═════ Stored data ═════

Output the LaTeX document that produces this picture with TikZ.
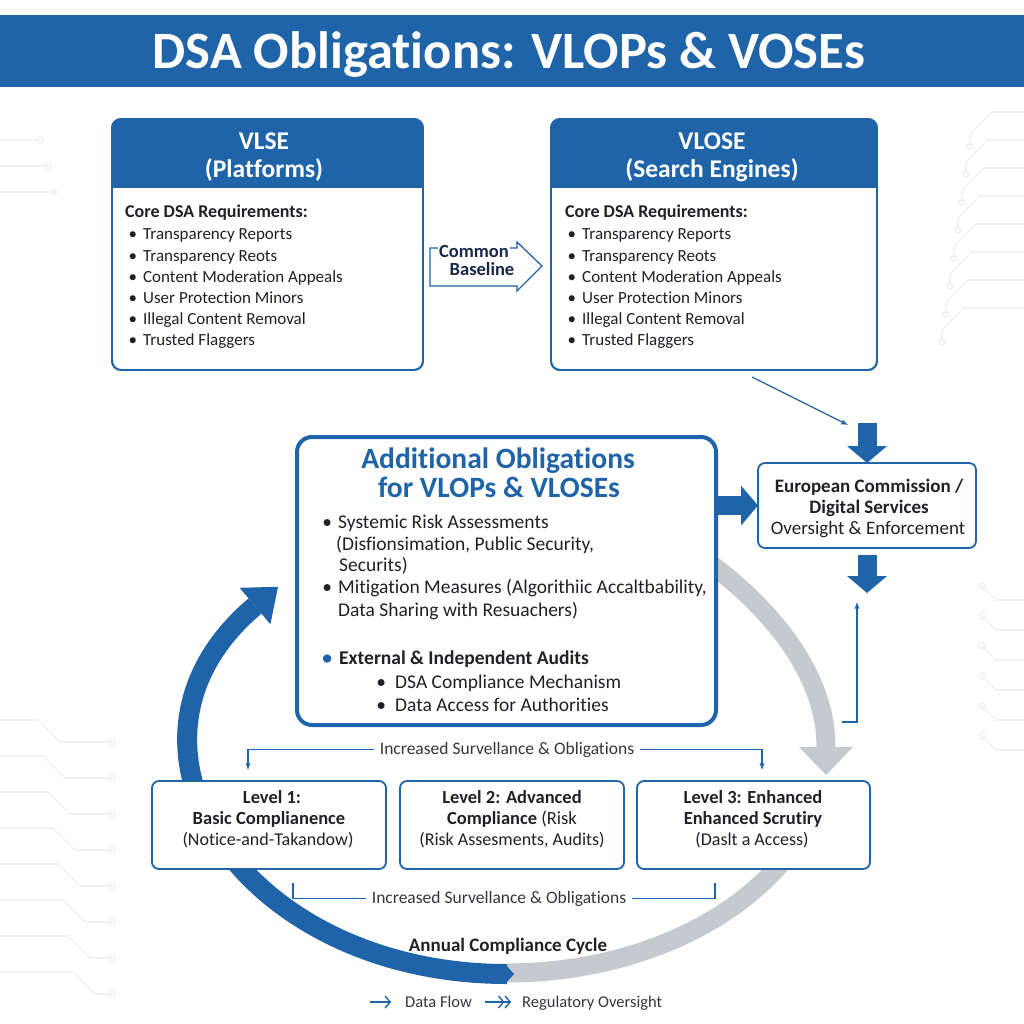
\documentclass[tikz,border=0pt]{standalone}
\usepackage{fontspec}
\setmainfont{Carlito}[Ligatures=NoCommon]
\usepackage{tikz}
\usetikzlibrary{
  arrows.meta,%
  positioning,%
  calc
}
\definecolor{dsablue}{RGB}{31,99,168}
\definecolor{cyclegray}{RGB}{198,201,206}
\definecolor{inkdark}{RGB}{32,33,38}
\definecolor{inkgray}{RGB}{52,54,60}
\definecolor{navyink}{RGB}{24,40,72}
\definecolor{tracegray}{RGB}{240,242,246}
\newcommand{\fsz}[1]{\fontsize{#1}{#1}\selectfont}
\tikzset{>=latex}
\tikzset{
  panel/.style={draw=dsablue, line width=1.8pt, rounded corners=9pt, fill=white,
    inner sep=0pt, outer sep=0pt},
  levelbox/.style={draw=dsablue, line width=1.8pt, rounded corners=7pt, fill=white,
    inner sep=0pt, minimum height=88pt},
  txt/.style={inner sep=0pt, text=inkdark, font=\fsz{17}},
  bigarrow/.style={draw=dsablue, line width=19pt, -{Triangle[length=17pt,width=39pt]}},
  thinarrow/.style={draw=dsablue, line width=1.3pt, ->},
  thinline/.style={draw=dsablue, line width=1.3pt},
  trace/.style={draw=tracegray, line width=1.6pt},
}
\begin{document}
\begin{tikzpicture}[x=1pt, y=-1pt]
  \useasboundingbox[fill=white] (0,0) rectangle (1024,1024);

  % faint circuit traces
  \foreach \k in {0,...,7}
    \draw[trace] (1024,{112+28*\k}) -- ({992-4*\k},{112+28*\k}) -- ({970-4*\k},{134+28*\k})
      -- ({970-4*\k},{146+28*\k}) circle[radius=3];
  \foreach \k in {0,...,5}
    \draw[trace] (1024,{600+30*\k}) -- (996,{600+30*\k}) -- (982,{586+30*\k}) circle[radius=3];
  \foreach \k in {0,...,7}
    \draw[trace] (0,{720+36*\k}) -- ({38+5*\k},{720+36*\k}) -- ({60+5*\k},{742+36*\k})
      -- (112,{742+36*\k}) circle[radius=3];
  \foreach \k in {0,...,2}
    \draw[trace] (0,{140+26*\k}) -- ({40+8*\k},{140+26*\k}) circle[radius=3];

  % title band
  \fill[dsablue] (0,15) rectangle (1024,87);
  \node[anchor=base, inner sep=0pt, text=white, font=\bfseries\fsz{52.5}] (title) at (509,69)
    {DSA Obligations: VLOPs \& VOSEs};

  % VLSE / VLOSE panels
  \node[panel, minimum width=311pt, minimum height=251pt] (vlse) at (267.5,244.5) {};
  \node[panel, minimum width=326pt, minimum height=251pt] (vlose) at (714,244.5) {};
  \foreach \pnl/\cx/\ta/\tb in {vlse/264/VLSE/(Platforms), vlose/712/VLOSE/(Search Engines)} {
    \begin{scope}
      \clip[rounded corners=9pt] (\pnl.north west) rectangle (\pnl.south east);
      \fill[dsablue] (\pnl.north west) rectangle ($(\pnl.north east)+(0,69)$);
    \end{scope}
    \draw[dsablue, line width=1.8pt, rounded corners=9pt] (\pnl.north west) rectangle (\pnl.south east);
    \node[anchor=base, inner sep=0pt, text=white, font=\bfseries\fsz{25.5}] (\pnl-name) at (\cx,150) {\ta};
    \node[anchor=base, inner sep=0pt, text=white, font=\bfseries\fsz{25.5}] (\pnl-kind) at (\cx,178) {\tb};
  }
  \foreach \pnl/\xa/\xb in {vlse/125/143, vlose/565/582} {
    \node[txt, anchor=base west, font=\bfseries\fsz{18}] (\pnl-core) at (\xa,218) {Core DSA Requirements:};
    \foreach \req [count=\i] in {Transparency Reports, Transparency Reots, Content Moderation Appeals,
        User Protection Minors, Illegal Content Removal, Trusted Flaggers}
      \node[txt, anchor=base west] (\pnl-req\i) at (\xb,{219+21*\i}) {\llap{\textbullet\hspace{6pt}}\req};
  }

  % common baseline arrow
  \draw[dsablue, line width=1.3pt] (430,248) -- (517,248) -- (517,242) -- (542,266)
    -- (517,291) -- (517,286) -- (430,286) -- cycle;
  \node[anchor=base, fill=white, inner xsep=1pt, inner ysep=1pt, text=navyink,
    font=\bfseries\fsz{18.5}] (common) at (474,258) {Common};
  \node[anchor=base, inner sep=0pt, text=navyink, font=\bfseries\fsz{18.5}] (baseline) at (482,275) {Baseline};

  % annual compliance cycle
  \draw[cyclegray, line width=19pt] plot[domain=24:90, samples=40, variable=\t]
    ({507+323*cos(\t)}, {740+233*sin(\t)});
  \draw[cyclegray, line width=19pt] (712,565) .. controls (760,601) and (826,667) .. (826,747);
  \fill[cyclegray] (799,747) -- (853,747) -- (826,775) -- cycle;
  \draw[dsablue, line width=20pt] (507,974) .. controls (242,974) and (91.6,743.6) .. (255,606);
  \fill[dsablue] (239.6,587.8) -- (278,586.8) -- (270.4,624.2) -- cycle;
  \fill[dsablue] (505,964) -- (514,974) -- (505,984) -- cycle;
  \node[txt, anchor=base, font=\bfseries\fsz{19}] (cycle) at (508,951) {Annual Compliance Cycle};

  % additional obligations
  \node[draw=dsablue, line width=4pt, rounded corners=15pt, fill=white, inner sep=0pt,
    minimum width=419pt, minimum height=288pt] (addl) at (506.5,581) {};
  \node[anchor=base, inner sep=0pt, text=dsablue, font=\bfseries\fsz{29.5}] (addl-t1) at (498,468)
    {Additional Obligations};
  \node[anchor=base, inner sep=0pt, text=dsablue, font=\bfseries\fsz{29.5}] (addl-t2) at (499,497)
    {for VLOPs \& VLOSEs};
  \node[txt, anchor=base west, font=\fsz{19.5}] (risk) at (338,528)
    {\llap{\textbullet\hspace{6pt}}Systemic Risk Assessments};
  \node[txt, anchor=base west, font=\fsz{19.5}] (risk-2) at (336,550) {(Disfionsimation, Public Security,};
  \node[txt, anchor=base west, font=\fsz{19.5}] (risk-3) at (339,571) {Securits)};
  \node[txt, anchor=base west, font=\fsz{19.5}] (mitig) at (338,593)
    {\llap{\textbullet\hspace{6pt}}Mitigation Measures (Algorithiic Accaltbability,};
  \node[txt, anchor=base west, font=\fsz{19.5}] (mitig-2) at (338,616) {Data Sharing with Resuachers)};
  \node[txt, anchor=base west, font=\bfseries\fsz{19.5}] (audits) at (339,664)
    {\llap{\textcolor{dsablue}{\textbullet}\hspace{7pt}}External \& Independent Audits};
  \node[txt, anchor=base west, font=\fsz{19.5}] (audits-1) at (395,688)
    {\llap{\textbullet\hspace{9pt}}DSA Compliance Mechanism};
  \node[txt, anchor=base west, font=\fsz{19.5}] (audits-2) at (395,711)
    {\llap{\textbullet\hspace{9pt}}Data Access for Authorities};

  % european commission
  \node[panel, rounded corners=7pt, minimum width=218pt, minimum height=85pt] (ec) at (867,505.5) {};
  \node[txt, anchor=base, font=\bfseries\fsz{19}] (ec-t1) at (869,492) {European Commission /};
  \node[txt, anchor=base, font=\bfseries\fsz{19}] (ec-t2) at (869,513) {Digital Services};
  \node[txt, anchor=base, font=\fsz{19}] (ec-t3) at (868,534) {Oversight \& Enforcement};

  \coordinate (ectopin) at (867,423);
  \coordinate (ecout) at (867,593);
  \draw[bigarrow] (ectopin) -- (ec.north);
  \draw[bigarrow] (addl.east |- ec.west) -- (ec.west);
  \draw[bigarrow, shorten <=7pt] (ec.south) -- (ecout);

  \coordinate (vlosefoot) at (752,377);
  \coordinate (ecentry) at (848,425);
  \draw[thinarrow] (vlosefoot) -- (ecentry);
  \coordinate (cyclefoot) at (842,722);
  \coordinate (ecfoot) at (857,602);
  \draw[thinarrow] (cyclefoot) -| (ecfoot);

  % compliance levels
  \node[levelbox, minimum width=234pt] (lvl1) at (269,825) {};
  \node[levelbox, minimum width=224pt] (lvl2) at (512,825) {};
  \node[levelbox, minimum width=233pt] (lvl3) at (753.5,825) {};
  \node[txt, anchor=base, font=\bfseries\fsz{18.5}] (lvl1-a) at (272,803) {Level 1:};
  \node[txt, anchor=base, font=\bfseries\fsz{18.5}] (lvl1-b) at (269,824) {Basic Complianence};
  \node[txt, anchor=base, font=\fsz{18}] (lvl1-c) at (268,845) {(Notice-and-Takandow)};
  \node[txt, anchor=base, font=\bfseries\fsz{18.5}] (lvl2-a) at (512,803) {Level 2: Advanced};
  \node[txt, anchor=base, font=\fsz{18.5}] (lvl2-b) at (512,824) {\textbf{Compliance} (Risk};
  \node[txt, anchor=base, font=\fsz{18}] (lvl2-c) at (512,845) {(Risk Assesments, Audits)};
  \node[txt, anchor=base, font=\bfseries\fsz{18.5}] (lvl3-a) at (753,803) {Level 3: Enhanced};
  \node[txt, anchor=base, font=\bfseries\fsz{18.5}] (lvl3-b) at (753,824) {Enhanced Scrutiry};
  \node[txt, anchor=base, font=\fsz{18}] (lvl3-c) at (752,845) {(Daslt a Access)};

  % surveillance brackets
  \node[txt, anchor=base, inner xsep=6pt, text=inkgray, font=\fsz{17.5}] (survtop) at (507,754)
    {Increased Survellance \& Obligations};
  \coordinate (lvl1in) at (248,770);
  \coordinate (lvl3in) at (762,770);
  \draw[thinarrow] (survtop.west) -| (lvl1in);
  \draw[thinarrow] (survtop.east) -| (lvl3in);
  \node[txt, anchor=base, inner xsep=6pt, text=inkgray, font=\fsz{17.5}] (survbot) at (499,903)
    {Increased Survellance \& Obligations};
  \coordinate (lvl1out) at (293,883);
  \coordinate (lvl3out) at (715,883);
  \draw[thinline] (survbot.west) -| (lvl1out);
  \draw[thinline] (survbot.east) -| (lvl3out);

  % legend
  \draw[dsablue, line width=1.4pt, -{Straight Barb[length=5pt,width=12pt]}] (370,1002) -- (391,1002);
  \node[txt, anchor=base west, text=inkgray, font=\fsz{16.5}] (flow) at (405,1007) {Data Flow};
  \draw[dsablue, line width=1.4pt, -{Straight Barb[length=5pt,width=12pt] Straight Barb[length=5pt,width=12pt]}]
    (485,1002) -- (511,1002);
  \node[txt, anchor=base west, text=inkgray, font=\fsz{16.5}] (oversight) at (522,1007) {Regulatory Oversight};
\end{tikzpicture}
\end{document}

═════

Problem to work on:
Repeat the listing above up to and including the line with "(0,0) rectangle (1024,1024);", starting from its first line. Drop any pictures.

Answer:
Output the LaTeX document that produces this picture with TikZ.
\documentclass[tikz,border=0pt]{standalone}
\usepackage{fontspec}
\setmainfont{Carlito}[Ligatures=NoCommon]
\usepackage{tikz}
\usetikzlibrary{
  arrows.meta,%
  positioning,%
  calc
}
\definecolor{dsablue}{RGB}{31,99,168}
\definecolor{cyclegray}{RGB}{198,201,206}
\definecolor{inkdark}{RGB}{32,33,38}
\definecolor{inkgray}{RGB}{52,54,60}
\definecolor{navyink}{RGB}{24,40,72}
\definecolor{tracegray}{RGB}{240,242,246}
\newcommand{\fsz}[1]{\fontsize{#1}{#1}\selectfont}
\tikzset{>=latex}
\tikzset{
  panel/.style={draw=dsablue, line width=1.8pt, rounded corners=9pt, fill=white,
    inner sep=0pt, outer sep=0pt},
  levelbox/.style={draw=dsablue, line width=1.8pt, rounded corners=7pt, fill=white,
    inner sep=0pt, minimum height=88pt},
  txt/.style={inner sep=0pt, text=inkdark, font=\fsz{17}},
  bigarrow/.style={draw=dsablue, line width=19pt, -{Triangle[length=17pt,width=39pt]}},
  thinarrow/.style={draw=dsablue, line width=1.3pt, ->},
  thinline/.style={draw=dsablue, line width=1.3pt},
  trace/.style={draw=tracegray, line width=1.6pt},
}
\begin{document}
\begin{tikzpicture}[x=1pt, y=-1pt]
  \useasboundingbox[fill=white] (0,0) rectangle (1024,1024);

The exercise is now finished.